Now the country that seems closest to actual bitcoin regulations to make it legal currency, though, is Australia. There is a proposal aimed at doing just that being considered presently by their Ministry of Justice, following a scandal at the Commonwealth Bank of Australia. More on that later.
Which laws govern bitcoin in Japan?
Last year in June, Japan’s Bank Act and the Payment Services Act were amended to cover virtual currencies. In the new version, bitcoin and other virtual currencies were redefined to allow them to be used for payment of goods and services. This effectively made bitcoin and other virtual currencies legal tender within the country, and a year later after the law was promulgated, it came into effect. The Financial Services Agency (FSA) was then put in charge of ensuring bitcoin regulations were followed.
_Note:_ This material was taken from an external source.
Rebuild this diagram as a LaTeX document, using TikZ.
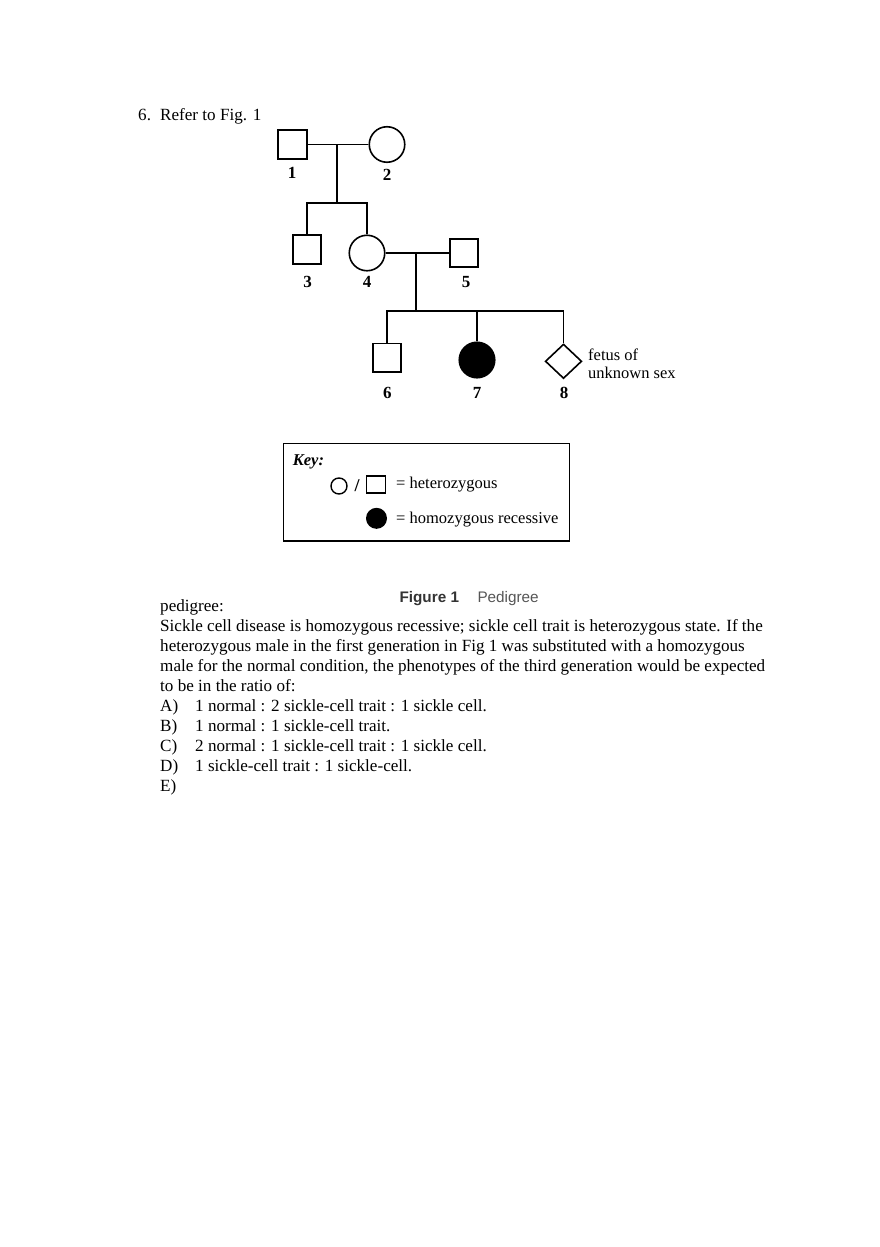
\documentclass[tikz,border=0pt]{standalone}
\usepackage{fontspec}
\setmainfont{Liberation Serif}
\setsansfont{Liberation Sans}
\usepackage{tikz}
\usetikzlibrary{shapes.geometric}
\definecolor{figgrey}{HTML}{333333}
\definecolor{capgrey}{HTML}{555555}
\tikzset{
  male/.style    ={rectangle,draw,line width=1.6pt,minimum size=28.5pt,inner sep=0pt},
  female/.style  ={circle,draw,line width=1.6pt,minimum size=35.5pt,inner sep=0pt},
  fetus/.style   ={diamond,draw,line width=1.6pt,minimum width=36.5pt,minimum height=34.5pt,inner sep=0pt},
  affected/.style={fill=black},
  kinline/.style ={line width=1.7pt},
  num/.style     ={font=\fontsize{17}{19}\selectfont\bfseries,inner sep=0pt},
  keytxt/.style  ={font=\fontsize{16.5}{18.4}\selectfont,anchor=west,inner sep=0pt},
  body/.style    ={font=\fontsize{17.1}{20}\selectfont,anchor=base west,inner sep=0pt},
  caption/.style ={font=\sffamily\fontsize{15.3}{18}\selectfont,anchor=west,inner sep=0pt},
}

\begin{document}
\begin{tikzpicture}[x=1pt,y=-1pt]
  \useasboundingbox (0,0) rectangle (880,1247);
  \node[body](qno) at (138,120){6.};  \node[body](qref) at (160,120){Refer to Fig. 1};
  % pedigree
  \node[male](p1) at (292.5,144.5){};   \node[female](p2) at (387,144.5){};
  \node[male](p3) at (307,249.5){};     \node[female](p4) at (367,253){};  \node[male](p5) at (464,253){};
  \node[male](p6) at (387,357.7){};     \node[female,affected](p7) at (477,360){};  \node[fetus](p8) at (563.5,361.3){};
  \coordinate (m1) at (337.3,144.5);  \coordinate (s1) at (337.3,202.7);
  \coordinate (m2) at (416,253);      \coordinate (s2) at (416,310.7);
  \draw[kinline](p1)--(p2);  \draw[kinline](m1)--(s1);  \draw[kinline](p3)|-(s1)-|(p4);
  \draw[kinline](p4)--(p5);  \draw[kinline](m2)--(s2);  \draw[kinline](p6)|-(s2)-|(p8);
  \draw[kinline](p7)--(p7|-s2);
  \foreach \n/\x/\y in {1/292/172.7,2/387/175,3/307.7/282.3,4/367/282,5/466/281.7,6/387.3/392.7,7/477/392.7,8/564/392.7}{\node[num](l\n) at (\x,\y){\n};}
  \node[keytxt,align=left](fet) at (588,363.5){fetus of\\unknown sex};
  % key
  \node[draw,line width=1.6pt,minimum width=286pt,minimum height=97.7pt,inner sep=0pt](keybox) at (426.3,492.2){};
  \node[keytxt,font=\fontsize{16.5}{18.4}\selectfont\bfseries\itshape](keyhd) at (292.7,461.7){Key:};
  \node[circle,draw,line width=1.4pt,minimum size=16pt,inner sep=0pt](k1) at (339,486){};
  \node[keytxt,anchor=center,font=\fontsize{18}{20}\selectfont\bfseries](kslash) at (357,486){/};
  \node[rectangle,draw,line width=1.4pt,minimum width=19pt,minimum height=17pt,inner sep=0pt](k2) at (376,484.5){};
  \node[keytxt](khet) at (396,485){= heterozygous};
  \node[circle,fill=black,minimum size=21pt,inner sep=0pt](k3) at (376.5,518.3){};
  \node[keytxt](khom) at (396,519.3){= homozygous recessive};
  \node[caption,font=\sffamily\fontsize{15.3}{18}\selectfont\bfseries,text=figgrey](figno) at (399.3,598.3){Figure 1};
  \node[caption,text=capgrey](figcap) at (477.3,598.3){Pedigree};
  % question text
  \foreach \t [count=\i from 0] in {{pedigree:},{Sickle cell disease is homozygous recessive; sickle cell trait is heterozygous state. If the},{heterozygous male in the first generation in Fig 1 was substituted with a homozygous},{male for the normal condition, the phenotypes of the third generation would be expected},{to be in the ratio of:}}
    {\node[body](t\i) at (160,611+20*\i){\t};}
  \foreach \o/\t [count=\i from 0] in {A/{1 normal : 2 sickle-cell trait : 1 sickle cell.},B/{1 normal : 1 sickle-cell trait.},C/{2 normal : 1 sickle-cell trait : 1 sickle cell.},D/{1 sickle-cell trait : 1 sickle-cell.}}
    {\node[body](o\o) at (160,711+20*\i){\o)};  \node[body](a\o) at (195,711+20*\i){\t};}
  \node[body](oE) at (160,791){E)};
\end{tikzpicture}
\end{document}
The bitcoin regulations also covered the exchanges that offer virtual currencies, of which there are over 20 in the country. The exchanges had to obey the following bitcoin regulations:
- that they register with the FSA for regular inspection and to receive orders regarding service provision
- to know their customers’ identities, maintain a history of their transactions and report suspicious activity to the FSA
- customers’ funds must be kept separate from the exchange’s, with this being confirmed by a certified public accountant or accounting firm
- they must have a contract with a dispute resolution centre that has knowledge of virtual currency exchange
A recent article on the Japan Times revealed that the FSA had set up a surveillance team to monitor bitcoin exchanges, ensuring they comply with the bitcoin regulations put in place. The exchanges have been given up to the end of September to prove they have been compliant with the law. 30 staff members on the surveillance team will also conduct on-site inspections if they are deemed necessary.
What have been the effects of bitcoin regulations in Japan?
Japan currently holds the top spot in terms of transaction volume for bitcoin, and the law to legalize bitcoin had a tremendous effect on the cryptocurrency’s value. When the law first came into effect on the 1st of May, bitcoin prices were just above $1,300, but they finally cracked above $2,000 20 days later. Surely, the Japan effect had a lot to do with it, being the leader in bitcoin transactions at the time.
Besides just raising the value of bitcoin, implementation of bitcoin regulations started a domino effect around the world. Japan had set an example to the rest of the world with an ‘If you can’t beat them…’ attitude, and it had worked. Many countries have been looking at setting up their own bitcoin regulations, and it all started from Japan’s move.
Actual bitcoin regulations also increased investor confidence in cryptocurrencies, which most hedge funds and investment banks had dismissed. In fact, bitcoin became the safe haven asset preferable over gold, and bitcoin value finally exceeded that of an ounce of gold.